Un récit aux allures de conte, effectivement, les débuts qui en sont dignes, une petite fille qui naît, une mère qui meurt, un père seul, sans nom, qui élève sa fille, une histoire qui débute un soir d'hiver, la neige qui tombe. On comprend à diverses allusions sémantiques, celle du pèlerinage, du tapis, du cheitan (de l'arabe, signifiant Satan), que la famille est musulmane. Les promesses d'un avenir heureux s'arrêtent ce fameux soir ou la famille élargie, n'importe qui peut devenir un cousin, ou une fusillade éclate.
Iskra est enlevée, séquestrée et violée, et ce n'est que le début de son chemin de croix.
Et la guerre y est évoquée indirectement, à travers cette première fusillade, l'auteur parsème les indices qui nous entraînent sur la voix, le choix des mots est minutieux, coupant. La mort, la perte, le viol, en quelques pages, on est face aux crimes de guerre, où les hommes sont des bêtes laides, répugnantes et vicieuses, qui n'obéissent qu'à leur instinct de destruction et de domination. Les femmes sont désincarnées, leurs corps deviennent ceux de « poupées gonflables », réduites à l'état de bêtes battues, réduites à dévorer leur pitance à même la gamelle comme des chiens. Pas davantage de lumière dans la suite du récit – les premières lignes nous laissent cependant entrevoir un dénuement sinon heureux, au moins, un peu plus apaisé -, la continuité du chemin d'
Iskra qui va l'amener face à d'autres bêtes sauvages, qui va la mettre face à toutes les exactions possibles de la guerre face à l'armée serbe. Des Voïvodes, un grade militaire serbe, qui se voient et se prennent pour des fiers chevaliers venus combattre les Ottomans, ici les bosniaques.
Une écriture tout aussi brute, tranchante, à vif, elle met en exergue le pire, les pires horreurs de la guerre sont évoquées à tour de rôle, je parlais des méthodes employées pour asservir la population massacrée, mais également la vieille rengaine haineuse de l'épuration ethnique, où certains sont prêts à détruire plutôt qu'à accepter de coexister. La violence de la guerre est sourde, abrupte, aussi bien transposée dans l'histoire terrible d'
Iskra, que par les mots de Vidosav Stevanović, qui a su évoquer le pire, l'atroce, l'indicible presque, et toujours dans la retenue.
Iskra, c'est l'histoire d'un miracle, celui de la jeune femme bosniaque qui échappe de justesse plusieurs fois à la mort – mais au prix de violences inouïes, séquestrées, violée, trahi, vendue – et par qui l'enfant de son viol, serbo-bosniaque, contredit ainsi tous les plans des Milosevic et consorts qui ont tenté d'éteindre la population bosniaque.

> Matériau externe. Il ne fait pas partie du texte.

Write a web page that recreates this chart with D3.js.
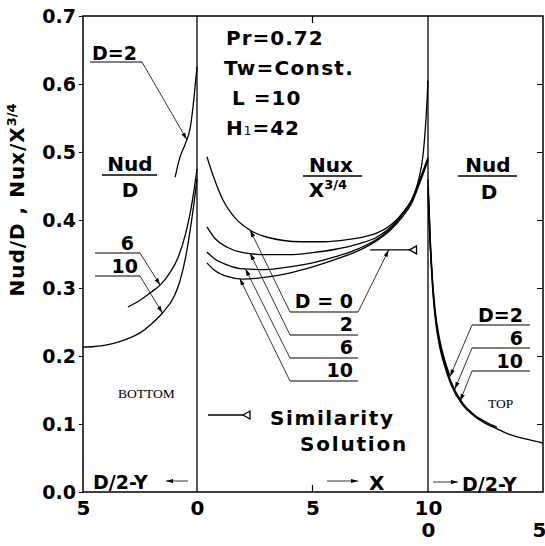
<!DOCTYPE html>
<html>
<head>
<meta charset="utf-8">
<script src="https://cdn.jsdelivr.net/npm/d3@7"></script>
<style>
  body { margin: 0; background: #fff; }
  text { font-family: "DejaVu Sans", sans-serif; font-weight: bold; fill: #000; }
  text.serif { font-family: "Liberation Serif", serif; font-weight: normal; }
</style>
</head>
<body>
<svg id="chart"></svg>
<script>
let w = 545;
let h = 546;

// y axis ticks (Nud/D , Nux/X^3/4)
let yTicks = [0, 0.1, 0.2, 0.3, 0.4, 0.5, 0.6, 0.7];

// BOTTOM panel : [D/2-Y, Nud/D]
let bottomD2 = [[0.96, 0.463], [0.75, 0.492], [0.5, 0.513], [0.3, 0.535], [0.17, 0.568], [0.08, 0.598], [0, 0.625]];
let bottomD6 = [[3.03, 0.272], [2.5, 0.282], [2, 0.294], [1.6, 0.305], [1.2, 0.322], [0.83, 0.345], [0.5, 0.38], [0.3, 0.41], [0.15, 0.44], [0, 0.475]];
let bottomD10 = [[5, 0.213], [4.5, 0.214], [4, 0.216], [3.5, 0.22], [3, 0.226], [2.5, 0.234], [2, 0.247], [1.5, 0.264], [1, 0.288], [0.75, 0.31], [0.5, 0.345], [0.3, 0.385], [0.15, 0.42], [0, 0.46]];

// side wall : [X, Nux/X^3/4]
let sideD0 = [[0.43, 0.493], [0.7, 0.465], [1.13, 0.429], [1.6, 0.405], [2.3, 0.385], [3, 0.375], [4.5, 0.368], [5.5, 0.368], [6.5, 0.371], [7.3, 0.376], [7.8, 0.381], [8.4, 0.393], [8.9, 0.41], [9.3, 0.43], [9.6, 0.46], [9.8, 0.5], [9.95, 0.57], [10, 0.605]];
let sideD2 = [[0.43, 0.39], [0.8, 0.372], [1.3, 0.36], [2, 0.352], [3, 0.349], [4, 0.349], [5, 0.352], [6, 0.357], [7, 0.365], [7.8, 0.375], [8.4, 0.39], [8.9, 0.41], [9.3, 0.43], [9.65, 0.46], [10, 0.492]];
let sideD6 = [[0.43, 0.353], [0.8, 0.342], [1.3, 0.334], [2, 0.328], [3, 0.327], [4, 0.331], [5, 0.337], [6, 0.346], [7, 0.358], [7.8, 0.372], [8.4, 0.388], [8.9, 0.408], [9.3, 0.428], [9.65, 0.458], [10, 0.49]];
let sideD10 = [[0.43, 0.337], [0.8, 0.325], [1.3, 0.317], [2, 0.313], [3, 0.316], [4, 0.322], [5, 0.331], [6, 0.342], [7, 0.355], [7.8, 0.37], [8.4, 0.386], [8.9, 0.405], [9.3, 0.425], [9.65, 0.455], [10, 0.488]];
let similarity = [[7.5, 0.356], [9.2, 0.356]];

// TOP panel : [D/2-Y, Nud/D]
let topD2 = [[0, 0.46], [0.1, 0.37], [0.2, 0.31], [0.3, 0.27], [0.5, 0.225], [0.7, 0.197], [0.96, 0.17]];
let topD6 = [[0, 0.45], [0.1, 0.365], [0.2, 0.305], [0.3, 0.265], [0.5, 0.22], [0.7, 0.192], [1, 0.162], [1.5, 0.131], [2, 0.114], [2.5, 0.103], [3, 0.095]];
let topD10 = [[0, 0.44], [0.1, 0.36], [0.2, 0.3], [0.3, 0.26], [0.5, 0.215], [0.7, 0.188], [1, 0.158], [1.5, 0.128], [2, 0.112], [2.5, 0.101], [3, 0.093], [3.5, 0.085], [4, 0.08], [4.5, 0.076], [5, 0.072]];

let svg = d3.select('#chart').attr('width', w).attr('height', h);

let yScale = d3.scaleLinear().domain([0, 0.7]).range([492, 16]);
let xLeft = d3.scaleLinear().domain([5, 0]).range([83, 197]);
let xMid = d3.scaleLinear().domain([0, 10]).range([197, 428]);
let xRight = d3.scaleLinear().domain([0, 5]).range([428, 543]);

svg.append('defs').append('marker')
  .attr('id', 'arrow')
  .attr('viewBox', '0 -4 10 8')
  .attr('refX', 10).attr('refY', 0)
  .attr('markerWidth', 7).attr('markerHeight', 6)
  .attr('markerUnits', 'userSpaceOnUse')
  .attr('orient', 'auto')
  .append('path').attr('d', 'M0,-3L10,0L0,3Z').attr('fill', '#000');

// value of a curve at x, linear between read points
function valueAt(series, x) {
  let s = series.slice().sort((a, b) => a[0] - b[0]);
  for (let i = 1; i < s.length; i++) {
    if (x <= s[i][0]) {
      let t = (x - s[i - 1][0]) / (s[i][0] - s[i - 1][0]);
      return s[i - 1][1] + t * (s[i][1] - s[i - 1][1]);
    }
  }
  return s[s.length - 1][1];
}

function drawCurve(series, xs, width) {
  let pts = series.slice().sort((a, b) => xs(a[0]) - xs(b[0]));
  let line = d3.line()
    .x((d) => xs(d[0]))
    .y((d) => yScale(d[1]))
    .curve(d3.curveMonotoneX);
  svg.append('path')
    .datum(pts)
    .attr('d', line)
    .attr('fill', 'none')
    .attr('stroke', '#000')
    .attr('stroke-width', width || 1.3);
}

function leader(points) {
  svg.append('path')
    .attr('d', d3.line()(points))
    .attr('fill', 'none')
    .attr('stroke', '#000')
    .attr('stroke-width', 0.8)
    .attr('marker-end', 'url(#arrow)');
}

function tip(series, xs, x) {
  return [xs(x), yScale(valueAt(series, x))];
}

function label(x, y, str, size, anchor) {
  return svg.append('text')
    .attr('x', x).attr('y', y)
    .attr('font-size', size || 19)
    .attr('text-anchor', anchor || 'start')
    .text(str);
}

function rule(x1, x2, y, width) {
  svg.append('line')
    .attr('x1', x1).attr('x2', x2).attr('y1', y).attr('y2', y)
    .attr('stroke', '#000').attr('stroke-width', width || 1);
}

// frame and panel dividers
svg.append('rect')
  .attr('x', 83).attr('y', 16)
  .attr('width', 543 - 83).attr('height', 492 - 16)
  .attr('fill', 'none').attr('stroke', '#000').attr('stroke-width', 1.5);
[xMid(0), xMid(10)].forEach((x) => {
  svg.append('line').attr('x1', x).attr('x2', x).attr('y1', 16).attr('y2', 492)
    .attr('stroke', '#000').attr('stroke-width', 1.3);
});

// y axis
let yAxis = d3.axisLeft(yScale).tickValues(yTicks).tickFormat(d3.format('.1f')).tickSize(4).tickPadding(3);
let yAxisGroup = svg.append('g').attr('transform', 'translate(83,0)').call(yAxis);
yAxisGroup.select('.domain').remove();
yAxisGroup.selectAll('text').attr('font-size', 19).style('font-family', '"DejaVu Sans", sans-serif').style('font-weight', 'bold');

// inward ticks on right edge
let rAxis = d3.axisLeft(yScale).tickValues(yTicks.slice(1, 7)).tickSize(6).tickFormat('');
let rAxisGroup = svg.append('g').attr('transform', 'translate(543,0)').call(rAxis);
rAxisGroup.select('.domain').remove();

// x labels, one axis per panel
function xAxisPanel(xs, values, dy) {
  let ax = d3.axisBottom(xs).tickValues(values).tickSize(0).tickPadding(0).tickFormat(d3.format('d'));
  let g = svg.append('g').attr('transform', `translate(0,${492 + dy})`).call(ax);
  g.select('.domain').remove();
  g.selectAll('text').attr('font-size', 20).attr('dy', '0.95em')
    .style('font-family', '"DejaVu Sans", sans-serif').style('font-weight', 'bold');
  return g;
}
xAxisPanel(xLeft, [5], 4);
xAxisPanel(xMid, [0, 5, 10], 4);
let rightLabels = xAxisPanel(xRight, [0, 5], 26);
rightLabels.selectAll('text').filter((d) => d === 5).attr('dx', -4);

// middle ticks at X = 5
svg.append('line').attr('x1', xMid(5)).attr('x2', xMid(5)).attr('y1', 492).attr('y2', 485).attr('stroke', '#000').attr('stroke-width', 1.2);
svg.append('line').attr('x1', xMid(5)).attr('x2', xMid(5)).attr('y1', 16).attr('y2', 23).attr('stroke', '#000').attr('stroke-width', 1.2);

// y axis title
let yt = svg.append('text')
  .attr('transform', 'translate(24,200) rotate(-90)')
  .attr('text-anchor', 'middle')
  .attr('font-size', 20)
  .attr('letter-spacing', 1);
yt.append('tspan').text('Nud/D , Nux/X');
yt.append('tspan').attr('font-size', 13).attr('dy', -8).attr('letter-spacing', 0).text('3/4');

// curves
drawCurve(bottomD2, xLeft);
drawCurve(bottomD6, xLeft);
drawCurve(bottomD10, xLeft);
drawCurve(sideD0, xMid);
drawCurve(sideD2, xMid);
drawCurve(sideD6, xMid);
drawCurve(sideD10, xMid);
drawCurve(topD2, xRight, 1.4);
drawCurve(topD6, xRight, 1.4);
drawCurve(topD10, xRight, 1.4);

// similarity solution
svg.append('line')
  .attr('x1', xMid(similarity[0][0])).attr('x2', xMid(similarity[1][0]))
  .attr('y1', yScale(similarity[0][1])).attr('y2', yScale(similarity[1][1]))
  .attr('stroke', '#000').attr('stroke-width', 1.3);
function simTriangle(x, y) {
  svg.append('path')
    .attr('d', `M${x},${y}L${x + 7},${y - 4}L${x + 7},${y + 4}Z`)
    .attr('fill', '#fff').attr('stroke', '#000').attr('stroke-width', 1.3);
}
simTriangle(xMid(similarity[1][0]), yScale(similarity[1][1]));

// ---- BOTTOM panel labels
label(92, 60, 'D=2');
rule(90, 142, 62);
leader([[142, 62], tip(bottomD2, xLeft, 0.45)]);
label(130, 171, 'Nud', 20, 'middle');
rule(102, 157, 175, 1.5);
label(130, 197, 'D', 20, 'middle');
label(134, 250, '6', 19, 'end');
rule(95, 140, 253);
leader([[140, 253], tip(bottomD6, xLeft, 1.62)]);
label(138, 273, '10', 19, 'end');
rule(95, 140, 276);
leader([[140, 276], tip(bottomD10, xLeft, 1.52)]);
svg.append('text').attr('class', 'serif').attr('x', 118).attr('y', 398).attr('font-size', 13.5).text('BOTTOM');
label(93, 489, 'D/2-Y', 19);
leader([[188, 481], [166, 481]]);

// ---- side wall labels
label(226, 45, 'Pr=0.72', 20).attr('letter-spacing', 1);
label(224, 75, 'Tw=Const.', 20).attr('letter-spacing', 1.3);
label(232, 105, 'L =10', 20).attr('letter-spacing', 1);
let hl = label(226, 135, 'H', 20).attr('letter-spacing', 1);
hl.append('tspan').attr('font-size', 12).attr('font-weight', 'normal').text('1');
hl.append('tspan').text('=42');
label(331, 172, 'Nux', 20, 'middle');
rule(303, 362, 176, 1.5);
let xl = label(328, 197, 'X', 20, 'middle');
xl.append('tspan').attr('font-size', 13).attr('dy', -8).text('3/4');

label(353, 308, 'D = 0', 19, 'end');
rule(290, 358, 312);
leader([[290, 312], tip(sideD0, xMid, 2.3)]);
leader([[358, 312], [xMid(8.3), yScale(similarity[0][1])]]);
label(353, 331, '2', 19, 'end');
rule(290, 358, 335);
leader([[290, 335], tip(sideD2, xMid, 2.3)]);
label(353, 354, '6', 19, 'end');
rule(290, 358, 358);
leader([[290, 358], tip(sideD6, xMid, 2.1)]);
label(353, 377, '10', 19, 'end');
rule(290, 358, 381);
leader([[290, 381], tip(sideD10, xMid, 1.85)]);

rule(208, 243, 415, 1.3);
simTriangle(243, 415);
label(270, 425, 'Similarity', 20).attr('letter-spacing', 1.6);
label(300, 451, 'Solution', 20).attr('letter-spacing', 1.8);
leader([[327, 481], [358, 481]]);
label(369, 490, 'X', 20);

// ---- TOP panel labels
label(488, 172, 'Nud', 20, 'middle');
rule(458, 517, 176, 1.5);
label(489, 199, 'D', 20, 'middle');
label(523, 322, 'D=2', 19, 'end');
rule(472, 530, 325);
leader([[472, 325], tip(topD2, xRight, 0.96)]);
label(523, 345, '6', 19, 'end');
rule(472, 530, 348);
leader([[472, 348], tip(topD6, xRight, 1.17)]);
label(523, 368, '10', 19, 'end');
rule(472, 530, 371);
leader([[472, 371], tip(topD10, xRight, 1.4)]);
svg.append('text').attr('class', 'serif').attr('x', 488).attr('y', 408).attr('font-size', 13.5).text('TOP');
leader([[433, 482], [458, 482]]);
label(462, 491, 'D/2-Y', 19);
</script>
</body>
</html>
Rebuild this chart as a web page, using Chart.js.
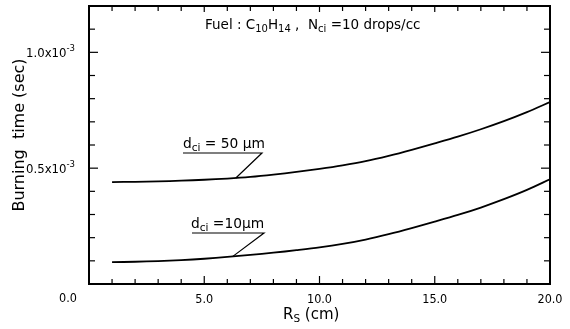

Avec cette grossesse pourtant indésirée et la naissance de cette enfant,
Iskra la vit comme une renaissance pour elle, même si d'autres embûches l'attendent, seule dans cette grotte, c'est très fort symboliquement. le reste de l'humanité est loin d'elle, dehors dans la vallée, en bas de la montagne qui l'abrite. Une fin un peu mystérieuse, qui laisse entrevoir une suite La toile d'araignée, qui traite de ces anciens paramilitaire, tel les bourreaux de
Iskra, qui revenus à la vie civile se sont confortablement laissés enfermés dans le rôle de bon père de famille. Des hommes qui n ‘ont rien réglé, et dont la guerre au contraire a exacerbé encore davantage les haines et ressentiments qui les consument.